Other Women’s Kitchens, Alison BinneyThe full jacket features a colourful painting of a woman in a kitchen with a teapot on the table -- you see cupboards and kitchen furniture, semi-abstract, in yellow, blue, brown etc with lots of light streaming through. The title is in large lower case blue font justified top left and occupies two lines. The author's name is in a smaller red italic font below this. Some smaller text below that tells us, in blue that the pamphlet was a Mslexia competition winner.

Seren, 2021        £5.00


This is a fun, tender exploration of lesbianism, almost a primer, perhaps, for women who haven’t yet come out. Poems such as ‘Coming out for beginners’, ‘The L Word’, and ‘Lesbianism by numbers’ have a practical edge, interesting for discussions revolving around the uses of poetry.

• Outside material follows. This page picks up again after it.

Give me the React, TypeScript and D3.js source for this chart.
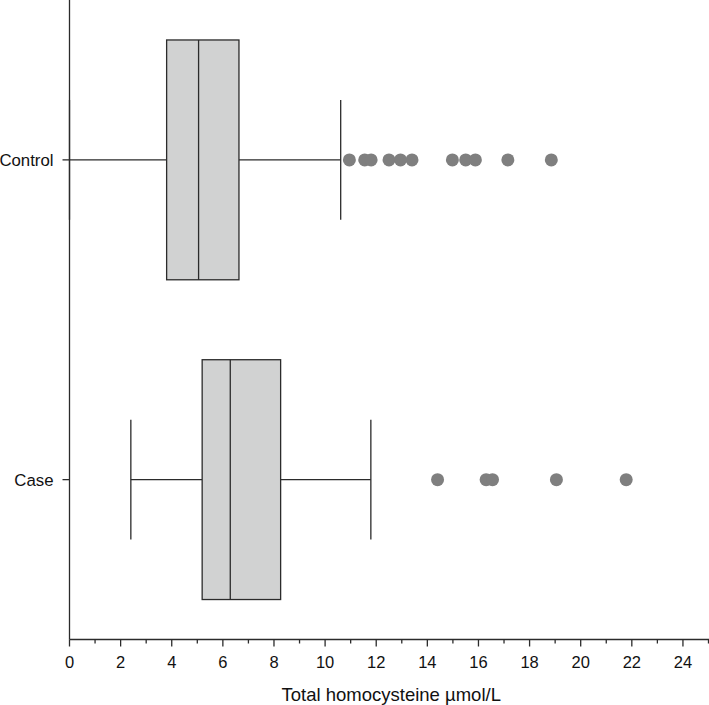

The Word written ‘in commemoration of the 40th anniversary of Gay’s The Word bookshop’ made me think of a different kind of pamphleteering, to which Other Women’s Kitchens feels similar: 1970s gay liberation literature. Having said that, certain lines have a yearning, tender quality, a world apart from any activist lit:

Other people walked past.
Nothing happened.

No one thought
they were gay.

I wondered if they
might be gay.

The poem that really caught my attention was ‘Testimony’ strongly eye-catching because it’s in the shape of a Latin cross or crucifix. It is made up of ‘sources from the testimonies of LGBTQ+ Christians who shared experiences of coming out in church communities’. It begins: ‘you have a hole in your / soul your breasts belong to your future husband’. I can’t help being reminded of Marilyn Manson lyrics here (‘there’s a hole in a soul that we fill with dope. And we’re feelin’ fine’), which, for me, adds to the queer comic zest.

I also enjoy the sheer randomness of comments in ‘Testimony’, such as ‘you’re not as well-dressed as I thought’, or ‘so annoying it is possible you were dropped on your head at birth Jesus’. This poem is cunningly unpunctuated so it isn’t immediately obvious where a sentence begins and ends: the reader gets to choose what’s being said.

The collection isn’t all comedy. It seriously criticises through comedy the homophobia within various church communities: ‘I’ve stopped shopping in the supermarket that shows two men / cooking lasagne in their home because I think they’re normalising something disgusting’.

It also captures the superiority/smugness of some Christians, what you might call the arms’ length approach to LGBTQ+ people within churches:

we love you and are happy to continue coming to church but we don’t think it appropriate for you to speak can I pray for you?

It’s difficult to always say where the boundary between rhetoric and poetry exactly lies in Other Womens Kitchens I think it’s a mixture. But most importantly, it is unfalteringly generous to people who are different.